The educational activities examine important issues in the history of the Jewish people and the State of Israel and Israeli society in depth. They challenge participants using thought-provoking methodologies, critical viewpoints, and an emotional experience to encourage them to take action.
They take place all around Israel and reach varied audiences – pupils, teachers, principals, members of the Security forces, business sector directors, retirees, overseas groups and new immigrants, guided in their own language. Aside from this, the Institute staff also write educational books and aids aimed at the formal and informal educational system.
A new interactive movie is available in Midreshet Ben-Gurion: ‘The People’s Trial’. The participants can influence the formative decisions in five burning issues: the Declaration of the State, Altalena, Status Quo, Population Dispersion and Diaspora Israel relations.

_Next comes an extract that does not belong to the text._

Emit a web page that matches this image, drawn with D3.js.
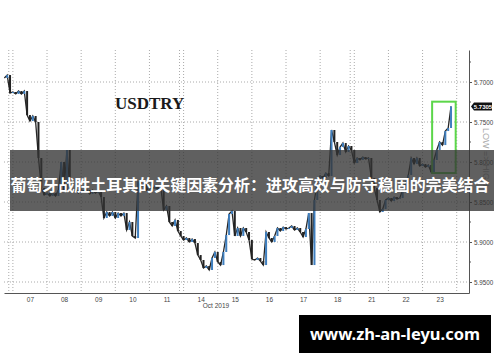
<!DOCTYPE html>
<html>
<head>
<meta charset="utf-8">
<script src="https://cdn.jsdelivr.net/npm/d3@7"></script>
<style>
  body { margin: 0; background: #fff; }
  svg { display: block; }
</style>
</head>
<body>
<div id="chart"></div>
<script>
// USDTRY, 2-hour closes, from the last bars of Fri Oct 04 to Wed Oct 23 2019
var usdtry = [
  5.6950, 5.6913, 5.7138, 5.7125,
  5.7150, 5.7113, 5.7150, 5.7113, 5.7413, 5.7488, 5.7425, 5.7500, 5.7950, 5.8325, 5.8413, 5.8388, // 07
  5.8425, 5.8388, 5.8425, 5.8350, 5.8000, 5.8350, 5.7850, 5.8325, 5.8375, 5.8350, 5.8388, 5.8350, // 08
  5.8375, 5.8350, 5.8400, 5.8350, 5.8388, 5.8363, 5.8438, 5.8700, 5.8625, 5.8675, 5.8625, 5.8700, // 09
  5.8638, 5.8675, 5.8638, 5.8850, 5.8750, 5.8925, 5.8950, 5.8250, 5.8313, 5.8275, 5.8350, 5.8313, // 10
  5.8338, 5.8300, 5.8350, 5.8325, 5.8600, 5.8550, 5.8750, 5.8800, 5.8725, 5.8863, 5.8925, 5.8975, // 11
  5.8950, 5.9000, 5.8963, 5.9013, 5.9163, 5.9225, 5.9325, 5.9300, 5.9350, 5.9200, 5.9125, 5.9250, // 14
  5.9288, 5.9125, 5.8913, 5.8650, 5.8613, 5.8925, 5.8825, 5.8925, 5.8825, 5.8875, 5.8975, 5.9213, // 15
  5.9225, 5.9200, 5.9238, 5.9288, 5.8875, 5.8950, 5.9000, 5.8925, 5.8825, 5.8863, 5.8813, 5.8838, // 16
  5.8825, 5.8800, 5.8850, 5.8825, 5.8875, 5.8938, 5.8838, 5.8638, 5.9288, 5.8475, 5.8250, 5.8175, // 17
  5.8200, 5.8138, 5.8175, 5.7600, 5.7750, 5.7913, 5.7813, 5.7763, 5.7875, 5.7800, 5.7850, 5.8013, // 18
  5.7950, 5.7975, 5.7938, 5.7963, 5.7950, 5.8200, 5.8325, 5.8475, 5.8625, 5.8588, 5.8475, 5.8450, // 21
  5.8488, 5.8438, 5.8463, 5.8450, 5.8350, 5.8275, 5.8163, 5.7950, 5.8025, 5.7950, 5.8050, 5.8025, // 22
  5.8063, 5.8038, 5.8125, 5.7975, 5.7850, 5.7750, 5.7788, 5.7613, 5.7575, 5.7305              // 23
];
var firstBar = -3;   // first close sits 3 bars before the Oct 07 open
var barsPerDay = 12;

var dayLabels = ["07", "08", "09", "10", "11", "14", "15", "16", "17", "18", "21", "22", "23"];
var weekendBreaks = [0, 5, 10];
var priceTicks = [5.70, 5.75, 5.80, 5.85, 5.90, 5.95];
var minorTicks = [5.675, 5.725, 5.775, 5.825, 5.875, 5.925];
var lastPrice = 5.7305;

// green highlight over the last session
var boxDays = [12.28, 12.97];
var boxPrices = [5.7246, 5.8138];

var title = "USDTRY";
var banner = "葡萄牙战胜土耳其的关键因素分析：进攻高效与防守稳固的完美结合";
var watermark = "www.zh-an-leyu.com";

var width = 500, height = 362;

var svg = d3.select("#chart").append("svg")
  .attr("width", width)
  .attr("height", height);

var x = d3.scaleLinear().domain([-0.26, 13.36]).range([4, 469]);
var y = d3.scaleLinear().domain([5.66, 5.96375]).range([50, 293]);

function barTime(i) { return (i + firstBar) / barsPerDay; }

// vertical dotted grid (day starts, doubled at weekends)
var vLines = d3.range(0, dayLabels.length + 1);
weekendBreaks.forEach(function(d) { vLines.push(d - 0.12); });
svg.append("g").selectAll("line")
  .data(vLines)
  .join("line")
  .attr("x1", function(d) { return x(d); })
  .attr("x2", function(d) { return x(d); })
  .attr("y1", y.range()[0])
  .attr("y2", y.range()[1])
  .attr("stroke", "#aaa")
  .attr("stroke-width", 1)
  .attr("stroke-dasharray", "1,2");

// horizontal dotted grid
svg.append("g").selectAll("line")
  .data(priceTicks)
  .join("line")
  .attr("x1", x.range()[0])
  .attr("x2", x.range()[1])
  .attr("y1", function(d) { return y(d); })
  .attr("y2", function(d) { return y(d); })
  .attr("stroke", "#aaa")
  .attr("stroke-width", 1)
  .attr("stroke-dasharray", "1,2");

// title
svg.append("text")
  .attr("x", 115)
  .attr("y", 109)
  .text(title)
  .style("font-family", "'Liberation Serif', 'DejaVu Serif', serif")
  .style("font-weight", "bold")
  .style("font-size", "17px")
  .style("fill", "#1a1a1a");

// price line + candle bodies
var line = d3.line()
  .x(function(d, i) { return x(barTime(i)); })
  .y(function(d) { return y(d); });

svg.append("path")
  .datum(usdtry)
  .attr("d", line)
  .attr("fill", "none")
  .attr("stroke", "#262626")
  .attr("stroke-width", 1.3);

svg.append("g").selectAll("rect")
  .data(usdtry.slice(1))
  .join("rect")
  .attr("x", function(d, i) { return x(barTime(i + 1)) - 1; })
  .attr("y", function(d, i) { return Math.min(y(d), y(usdtry[i])); })
  .attr("width", 2)
  .attr("height", function(d, i) { return Math.max(1, Math.abs(y(d) - y(usdtry[i]))); })
  .attr("fill", function(d, i) { return d < usdtry[i] ? "#3f7fbf" : "#222"; });

// green box
svg.append("rect")
  .attr("x", x(boxDays[0]))
  .attr("y", y(boxPrices[0]))
  .attr("width", x(boxDays[1]) - x(boxDays[0]))
  .attr("height", y(boxPrices[1]) - y(boxPrices[0]))
  .attr("fill", "none")
  .attr("stroke", "#5cd64a")
  .attr("stroke-width", 2);

// right price axis
var yAxis = d3.axisRight(y)
  .tickValues(priceTicks)
  .tickFormat(d3.format(".4f"))
  .tickSizeInner(3)
  .tickSizeOuter(0)
  .tickPadding(2);

var yg = svg.append("g")
  .attr("transform", "translate(" + x.range()[1] + ",0)")
  .call(yAxis);
yg.select(".domain").attr("stroke", "#555");
yg.selectAll(".tick line").attr("stroke", "#555");
yg.selectAll("text")
  .style("font-family", "'Liberation Sans', Arial, sans-serif")
  .style("font-size", "6.3px")
  .style("fill", "#444");

svg.append("g").selectAll("line")
  .data(minorTicks)
  .join("line")
  .attr("x1", x.range()[1])
  .attr("x2", x.range()[1] + 2)
  .attr("y1", function(d) { return y(d); })
  .attr("y2", function(d) { return y(d); })
  .attr("stroke", "#555");

// bottom day axis
var xAxis = d3.axisBottom(x)
  .tickValues(dayLabels.map(function(d, i) { return i + 0.5; }))
  .tickFormat(function(d, i) { return dayLabels[i]; })
  .tickSize(0)
  .tickPadding(4);

var xg = svg.append("g")
  .attr("transform", "translate(0," + y.range()[1] + ")")
  .call(xAxis);
xg.select(".domain").attr("stroke", "#555");
xg.selectAll("text")
  .style("font-family", "'Liberation Sans', Arial, sans-serif")
  .style("font-size", "6.5px")
  .style("fill", "#444");

svg.append("text")
  .attr("x", x(5.95))
  .attr("y", 308)
  .attr("text-anchor", "middle")
  .text("Oct 2019")
  .style("font-family", "'Liberation Sans', Arial, sans-serif")
  .style("font-size", "6.5px")
  .style("fill", "#444");

// last price tag
var tag = svg.append("g")
  .attr("transform", "translate(" + (x.range()[1] + 2) + "," + y(lastPrice) + ")");
tag.append("path")
  .attr("d", "M0,0 L3,-4 L21,-4 L21,4 L3,4 Z")
  .attr("fill", "#111");
tag.append("text")
  .attr("x", 12)
  .attr("y", 2.2)
  .attr("text-anchor", "middle")
  .text(d3.format(".4f")(lastPrice))
  .style("font-family", "'Liberation Sans', Arial, sans-serif")
  .style("font-size", "6px")
  .style("font-weight", "bold")
  .style("fill", "#fff");

// rotated side label
svg.append("text")
  .attr("transform", "translate(483,128) rotate(90)")
  .text("LOW => HIGH")
  .style("font-family", "'Liberation Sans', Arial, sans-serif")
  .style("font-size", "9px")
  .style("fill", "#aaa");

// dark banner with headline
svg.append("rect")
  .attr("x", 10)
  .attr("y", 150)
  .attr("width", 484)
  .attr("height", 61)
  .attr("fill", "#333")
  .attr("fill-opacity", 0.78);

svg.append("text")
  .attr("x", 250)
  .attr("y", 191)
  .attr("text-anchor", "middle")
  .attr("textLength", 479)
  .attr("lengthAdjust", "spacingAndGlyphs")
  .text(banner)
  .style("font-family", "'Noto Sans CJK SC', sans-serif")
  .style("font-weight", "bold")
  .style("font-size", "15.5px")
  .style("fill", "#fff");

// watermark
svg.append("rect")
  .attr("x", 299)
  .attr("y", 315)
  .attr("width", 192)
  .attr("height", 38)
  .attr("fill", "#000");

svg.append("text")
  .attr("x", 395)
  .attr("y", 340)
  .attr("text-anchor", "middle")
  .attr("textLength", 170)
  .attr("lengthAdjust", "spacingAndGlyphs")
  .text(watermark)
  .style("font-family", "'Noto Sans', 'DejaVu Sans', sans-serif")
  .style("font-weight", "bold")
  .style("font-size", "16px")
  .style("fill", "#fff");
</script>
</body>
</html>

The Ben-Gurion Desert Home in Kibbutz Sde Boker is an integral part of the Institute. It is an educational museum tourist complex, with an advanced guidance center and ongoing exhibitions. The Desert Home complex serves as a source of inspiration for long term vision, decisive leadership and pioneering activity, refusing to accept reality as it is, and aspiring to improve it. Recently an experiential Pioneering ODT part was created in the complex. Participation in the Park invites examining values of pioneering, defined by Ben-Gurion as “a refusal to comply with reality”. In addition, a new exhibition “The Old Man and the People” recently opened and examines three test cases of communication between the leader and people.
The Institute, just as Ben-Gurion, sees the desert as a tool to build the nation and a space for innovation in many fields. The desert facilitates fascinating meetings with regional characters, breathtaking beauty and an internal journey of the visiting group itself.